From left to right: Micah Stock as Deke Slayton, Jake McDorman as Alan Shepard, Aaron Staton as Wally Schirra, Michael Trotter as Gus Grissom, Patrick J. Adams as John Glenn, Colin O’Donoghue as Gordon Cooper and James Lafferty as Scott Carpenter speak to the press (Credit: National Geographic/Gene Page)

Born in 1952, Hansen grew up with the space program, fascinated by how people approached constructing such complex rockets. He studied to earn his doctoral degree in the history of science and technology and has since served on a number of important advisory boards and panels related to aerospace.

“I was interested in how people created, how people solved problems. My focus has always been on people and creativity.
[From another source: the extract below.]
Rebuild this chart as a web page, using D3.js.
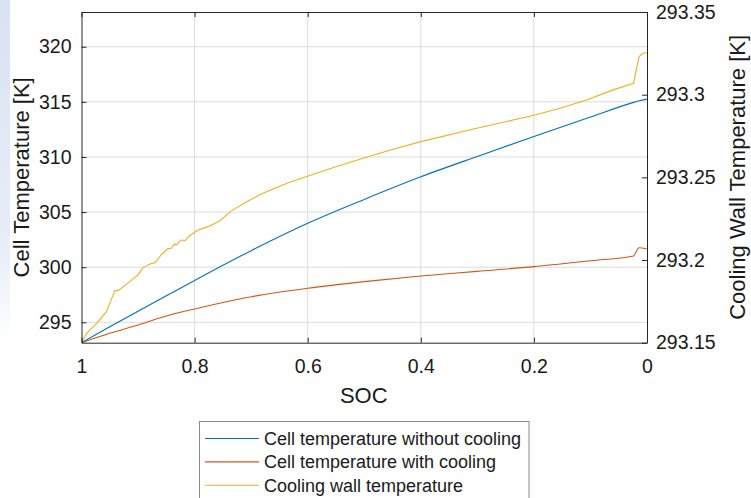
<!DOCTYPE html>
<html>
<head>
<meta charset="utf-8">
<script src="https://cdn.jsdelivr.net/npm/d3@7"></script>
<style>
    html, body { margin: 0; padding: 0; background: #fff; }
    svg { display: block; font-family: "Liberation Sans", Arial, sans-serif; }
</style>
</head>
<body>
<svg id="chart" width="751" height="498"></svg>
<script>
// SOC grid shared by the two cell temperature series (x axis runs 1 -> 0)
const socGrid = [1, 0.95, 0.9, 0.85, 0.8, 0.7, 0.6, 0.5, 0.4, 0.3, 0.2, 0.1, 0.024, 0.014, 0];

// Cell temperature without cooling [K] (left axis)
const tempNoCooling = [293.15, 294.6, 296.0, 297.4, 298.8, 301.5, 303.98, 306.15, 308.2, 310.05,
    311.85, 313.62, 314.95, 315.1, 315.25];

// Cell temperature with cooling [K] (left axis)
const tempWithCooling = [293.15, 294.0, 294.76, 295.57, 296.21, 297.32, 298.09, 298.69, 299.2,
    299.62, 300.05, 300.59, 301.02, 301.77, 301.65];

// Cooling wall temperature [K] (right axis), read on its own SOC points
const wallSoc = [1, 0.991, 0.973, 0.956, 0.950, 0.941, 0.935, 0.917, 0.900, 0.891, 0.879, 0.870,
    0.858, 0.847, 0.841, 0.836, 0.832, 0.829, 0.823, 0.817, 0.811, 0.794, 0.776, 0.755, 0.737,
    0.708, 0.679, 0.637, 0.599, 0.549, 0.502, 0.449, 0.400, 0.301, 0.198, 0.154, 0.107, 0.060,
    0.024, 0.014, 0.007, 0];
const wallTemp = [293.15, 293.1557, 293.1617, 293.1688, 293.1738, 293.1815, 293.1815, 293.1863,
    293.1910, 293.1954, 293.1976, 293.1984, 293.2035, 293.2069, 293.2071, 293.2097, 293.2091,
    293.2105, 293.2121, 293.2117, 293.2141, 293.2182, 293.2202, 293.2238, 293.2293, 293.2353,
    293.2404, 293.2464, 293.2508, 293.2565, 293.2616, 293.2670, 293.2716, 293.2797, 293.2877,
    293.2918, 293.2968, 293.3029, 293.3069, 293.3230, 293.3251, 293.3254];

const socTicks = [1, 0.8, 0.6, 0.4, 0.2, 0];
const leftTicks = [295, 300, 305, 310, 315, 320];
const rightTicks = [293.15, 293.2, 293.25, 293.3, 293.35];

const seriesNames = ['Cell temperature without cooling', 'Cell temperature with cooling',
    'Cooling wall temperature'];
const colours = ['#0072BD', '#D95319', '#EDB120'];

// plot box (MATLAB style)
const plot = { left: 81.5, right: 647, top: 12, bottom: 342.7 };
const axisColour = '#262626';

const svg = d3.select('#chart');

// faint blue strip on the left edge of the figure
const defs = svg.append('defs');
const grad = defs.append('linearGradient')
    .attr('id', 'strip')
    .attr('x1', 0).attr('y1', 0).attr('x2', 0).attr('y2', 1);
grad.append('stop').attr('offset', '0%').attr('stop-color', '#d9e2f3');
grad.append('stop').attr('offset', '75%').attr('stop-color', '#e9eef8');
grad.append('stop').attr('offset', '100%').attr('stop-color', '#ffffff');
svg.append('rect')
    .attr('x', 0).attr('y', 0)
    .attr('width', 10).attr('height', 340)
    .attr('fill', 'url(#strip)');

defs.append('clipPath').attr('id', 'plotClip')
    .append('rect')
    .attr('x', plot.left).attr('y', plot.top)
    .attr('width', plot.right - plot.left)
    .attr('height', plot.bottom - plot.top);

const x = d3.scaleLinear().domain([1, 0]).range([plot.left, plot.right]);
const yLeft = d3.scaleLinear().domain([293.15, 323.15]).range([plot.bottom, plot.top]);
const yRight = d3.scaleLinear().domain([293.15, 293.35]).range([plot.bottom, plot.top]);

// grid
const grid = svg.append('g').attr('stroke', '#dcdcdc').attr('stroke-width', 1);
grid.selectAll('.vgrid')
    .data(socTicks.filter((d) => d > 0 && d < 1))
    .enter().append('line')
    .attr('x1', (d) => x(d)).attr('x2', (d) => x(d))
    .attr('y1', plot.top).attr('y2', plot.bottom);
grid.selectAll('.hgrid')
    .data(leftTicks)
    .enter().append('line')
    .attr('x1', plot.left).attr('x2', plot.right)
    .attr('y1', (d) => yLeft(d)).attr('y2', (d) => yLeft(d));

// lines
const lines = svg.append('g').attr('clip-path', 'url(#plotClip)').attr('fill', 'none')
    .attr('stroke-width', 1.1);

const leftLine = d3.line().x((d) => x(d[0])).y((d) => yLeft(d[1])).curve(d3.curveMonotoneX);
const rightLine = d3.line().x((d) => x(d[0])).y((d) => yRight(d[1]));

lines.append('path')
    .datum(d3.zip(wallSoc, wallTemp))
    .attr('stroke', colours[2])
    .attr('d', rightLine);
lines.append('path')
    .datum(d3.zip(socGrid, tempWithCooling))
    .attr('stroke', colours[1])
    .attr('d', leftLine);
lines.append('path')
    .datum(d3.zip(socGrid, tempNoCooling))
    .attr('stroke', colours[0])
    .attr('d', leftLine);

// axes
function styleAxis(g) {
    g.selectAll('.domain').attr('stroke', axisColour);
    g.selectAll('.tick line').attr('stroke', axisColour);
    g.selectAll('.tick text')
        .attr('fill', '#1a1a1a')
        .style('font-size', '19.5px');
}

svg.append('g')
    .attr('transform', `translate(0,${plot.bottom})`)
    .call(d3.axisBottom(x).tickValues(socTicks).tickFormat((d) => String(d))
        .tickSize(-5).tickSizeOuter(0).tickPadding(16))
    .call(styleAxis);

svg.append('g')
    .attr('transform', `translate(0,${plot.top})`)
    .call(d3.axisTop(x).tickValues(socTicks).tickFormat('')
        .tickSize(-5).tickSizeOuter(0))
    .call(styleAxis);

svg.append('g')
    .attr('transform', `translate(${plot.left},0)`)
    .call(d3.axisLeft(yLeft).tickValues(leftTicks)
        .tickSize(-5).tickSizeOuter(0).tickPadding(10))
    .call(styleAxis);

svg.append('g')
    .attr('transform', `translate(${plot.right},0)`)
    .call(d3.axisRight(yRight).tickValues(rightTicks).tickFormat((d) => String(+d.toFixed(2)))
        .tickSize(-5).tickSizeOuter(0).tickPadding(9))
    .call(styleAxis);

// axis titles
const midY = (plot.top + plot.bottom) / 2;
svg.append('text')
    .attr('x', (plot.left + plot.right) / 2 - 0.5)
    .attr('y', 403)
    .attr('text-anchor', 'middle')
    .attr('fill', '#1a1a1a')
    .style('font-size', '22px')
    .text('SOC');

svg.append('text')
    .attr('transform', `translate(28.5,${midY}) rotate(-90)`)
    .attr('text-anchor', 'middle')
    .attr('fill', '#1a1a1a')
    .style('font-size', '22px')
    .text('Cell Temperature [K]');

svg.append('text')
    .attr('transform', `translate(745,${midY}) rotate(-90)`)
    .attr('text-anchor', 'middle')
    .attr('fill', '#1a1a1a')
    .style('font-size', '22px')
    .text('Cooling Wall Temperature [K]');

// legend
const legend = svg.append('g').attr('transform', 'translate(199.5,421.5)');
legend.append('rect')
    .attr('width', 329.5).attr('height', 90)
    .attr('fill', '#fff')
    .attr('stroke', '#8a8a8a')
    .attr('stroke-width', 1);

const items = legend.selectAll('.item')
    .data(seriesNames)
    .enter().append('g')
    .attr('transform', (d, i) => `translate(0,${17 + i * 23.4})`);
items.append('line')
    .attr('x1', 5.5).attr('x2', 59.5)
    .attr('stroke', (d, i) => colours[i])
    .attr('stroke-width', 1.1);
items.append('text')
    .attr('x', 64.5)
    .attr('dy', '0.35em')
    .attr('fill', '#1a1a1a')
    .style('font-size', '18px')
    .text((d) => d);
</script>
</body>
</html>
I’m not interested in the machines as much as I am in the people who imagine, design and build the machines. In studying the Space Program, you’re studying creative people [and] creative organizations,” Hansen said. 

The story of the Mercury Seven inspired many back in 1959. Hansen was only in the second grade when Alan Shepherd became the first American in space. Although the younger generations may not have seen the wonder and awe of the first ever launch, Hansen believes immersive series can truly bring the audience back in time. 

“I really do hope that young people watch it. I think you’ll find it very exciting and find the characters pretty extraordinary. It’s a very, very exciting remarkable story that people your age, even middle-aged didn’t live through. So to them, it’s really, you know, it’s brand new to them. All of the details of culture of the time — the cars, the streets, the buildings, and the businesses…It’s almost like a time capsule has been opened up for people,” Hansen said. 

“The Right Stuff” premieres on Oct. 9 on Disney+.